Lors d'un entretien avec le ministre turc des Affaires étrangères, Mevlut Cavusoglu, le secrétaire d'État américain, Mike Pompeo, a mis mercredi en garde son interlocuteur au sujet de «conséquences potentiellement dévastatrices d'une action militaire turque unilatérale» en Syrie et a fait savoir une nouvelle fois à Ankara l'inquiétude de Washington face à «un éventuel achat par la Turquie du système de défense russe S-400».
Le général de brigade à la retraite Naim Babüroglu, expert en stratégie militaire et professeur à l'université d'Istanbul, a constaté dans une interview à Sputnik que la déclaration de Mike Pompeo revêtait un caractère ouvertement menaçant et était contraire au protocole diplomatique.
«Le recours à une telle rhétorique par un pays membre de l'Otan est absolument inacceptable», a-t-il noté.
Cemal Bekle, porte-parole de la commission parlementaire de défense nationale de Turquie, député du Parti de la justice et du développement (AKP, au pouvoir), a lui aussi commenté pour Sputnik ces propos.
«Nous estimons erronée […] la position des États-Unis qui exigent que la Turquie, qui possède d'importants engagements dans le cadre de l'Otan, se conforme unilatéralement aux principes d'allié.

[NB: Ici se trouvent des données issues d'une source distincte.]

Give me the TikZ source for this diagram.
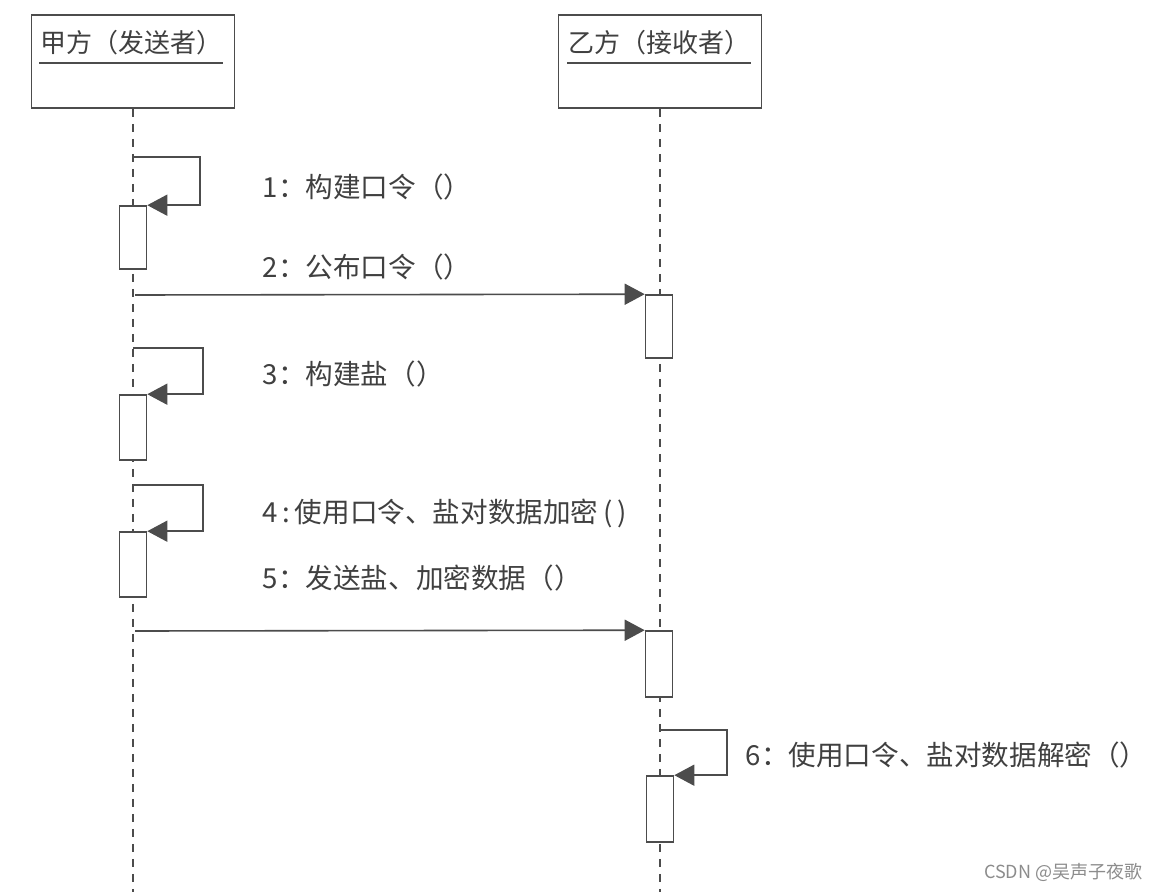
\documentclass[tikz,border=0pt]{standalone}
\usepackage{fontspec}
\usepackage{xcolor}
\setmainfont{Noto Sans CJK SC}
\newfontfamily\cjk{Noto Sans CJK SC}
\usetikzlibrary{arrows.meta,calc}

\begin{document}
\begin{tikzpicture}[x=0.5pt, y=-0.5pt,
  line width=0.8pt, color=black!70,
  every node/.style={font=\cjk\fontsize{13pt}{15pt}\selectfont, text=black!75},
  obj/.style={draw, fill=white, minimum width=101.5pt, minimum height=46.5pt, inner sep=0pt},
  act/.style={draw, fill=white, minimum width=13.5pt, minimum height=32pt, inner sep=0pt},
  life/.style={line width=0.6pt, dash pattern=on 4pt off 3.5pt},
  msg/.style={-{Triangle[length=10pt, width=10.5pt]}, shorten >=0pt},
  lbl/.style={anchor=west, inner sep=0pt, font=\cjk\fontsize{13.8pt}{16pt}\selectfont}]
\useasboundingbox (0,0) rectangle (1160,892);
\fill[white] (0,0) rectangle (1160,892);

% objects
\node[obj] (pa) at (133,61.5) {};
\node[obj] (pb) at (660,61.5) {};
\node[inner sep=0pt] (ta) at (131,43) {甲方（发送者）};
\node[inner sep=0pt] (tb) at (659,43) {乙方（接收者）};
\draw ($(ta.west)+(0,20)$) -- ($(ta.east)+(0,20)$);
\draw ($(tb.west)+(0,20)$) -- ($(tb.east)+(0,20)$);

% lifelines
\coordinate (ea) at (133,892);
\coordinate (eb) at (660,892);
\draw[life] (pa.south) -- (ea);
\draw[life] (pb.south) -- (eb);

% activations
\node[act, minimum height=31.5pt] (act1) at (133,237.5) {};
\node[act, minimum height=31.5pt] (act2) at (659,326.5) {};
\node[act, minimum height=32.5pt] (act3) at (133,427.5) {};
\node[act, minimum height=32.5pt] (act4) at (133,564.5) {};
\node[act, minimum height=33pt] (act5) at (659,664) {};
\node[act, minimum height=33pt] (act6) at (660,809) {};

% messages
\coordinate (s1) at (133,157);
\coordinate (s2) at (135,295);
\coordinate (s3) at (133,348);
\coordinate (s4) at (133,485);
\coordinate (s5) at (135,631);
\coordinate (s6) at (660,730);
\draw[msg] (s1) -- ++(67,0) |- (act1.north east);
\draw[msg] (s2) -- (act2.north west);
\draw[msg] (s3) -- ++(70,0) |- (act3.north east);
\draw[msg] (s4) -- ++(70,0) |- (act4.north east);
\draw[msg] (s5) -- (act5.north west);
\draw[msg] (s6) -- ++(67,0) |- (act6.north east);

% labels
\node[lbl] (l1) at (262,187) {1：构建口令（）};
\node[lbl] (l2) at (262,267) {2：公布口令（）};
\node[lbl] (l3) at (262,374) {3：构建盐（）};
\node[lbl] (l4) at (262,513) {4\,:\,使用口令、盐对数据加密\,(\,)};
\node[lbl] (l5) at (262,578) {5：发送盐、加密数据（）};
\node[lbl] (l6) at (745,755) {6：使用口令、盐对数据解密（）};

\node[anchor=east, inner sep=0pt, font=\cjk\fontsize{9pt}{11pt}\selectfont, text=black!45] (wm) at (1143,872) {CSDN @吴声子夜歌};
\end{tikzpicture}
\end{document}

Nous sommes certains que les déclarations du département d'État doivent être faites dans l'esprit de relations d'alliés entre nos pays et en conformité avec celles-ci», a-t-il noté.
Cemal Bekle a mis en relief l'importance de la Turquie en tant qu'allié de l'Otan.
«Aujourd'hui, lorsque les relations entre la Turquie et les États-Unis jouent un rôle particulier pour l'avenir de l'Otan, une grande importance revient aux déclarations de Mevlut Cavusoglu au cours de la réunion, à Washington, des chefs de la diplomatie des pays membres de l'Alliance», a-t-il ajouté.
«Après ce déplacement, Ankara devrait examiner l'adoption de sanctions contre les bases et d'autres ouvrages US en Turquie», a-t-il fait remarquer.
Les États-Unis exercent des pressions sur la Turquie pour qu'elle renonce à l'acquisition des systèmes russes S-400, menaçant de refuser de lui livrer des chasseurs F-35.
Lors de la réunion ministérielle de l'Alliance tenue le 4 avril à Washington, à l'occasion du 70e anniversaire de ce bloc militaire, son secrétaire général, Jens Stoltenberg, a reconnu qu'il s'agissait «d'un sujet de grand désaccord entre les alliés de l'Otan».
Signé fin 2017, le contrat russo-turc sur les S-400 prévoit la livraison de ces systèmes pour juillet 2019. Le ministre turc de la Défense nationale, Hulusi Akar, a récemment annoncé que la Turquie commencerait à déployer les S-400 sur son territoire en octobre 2019.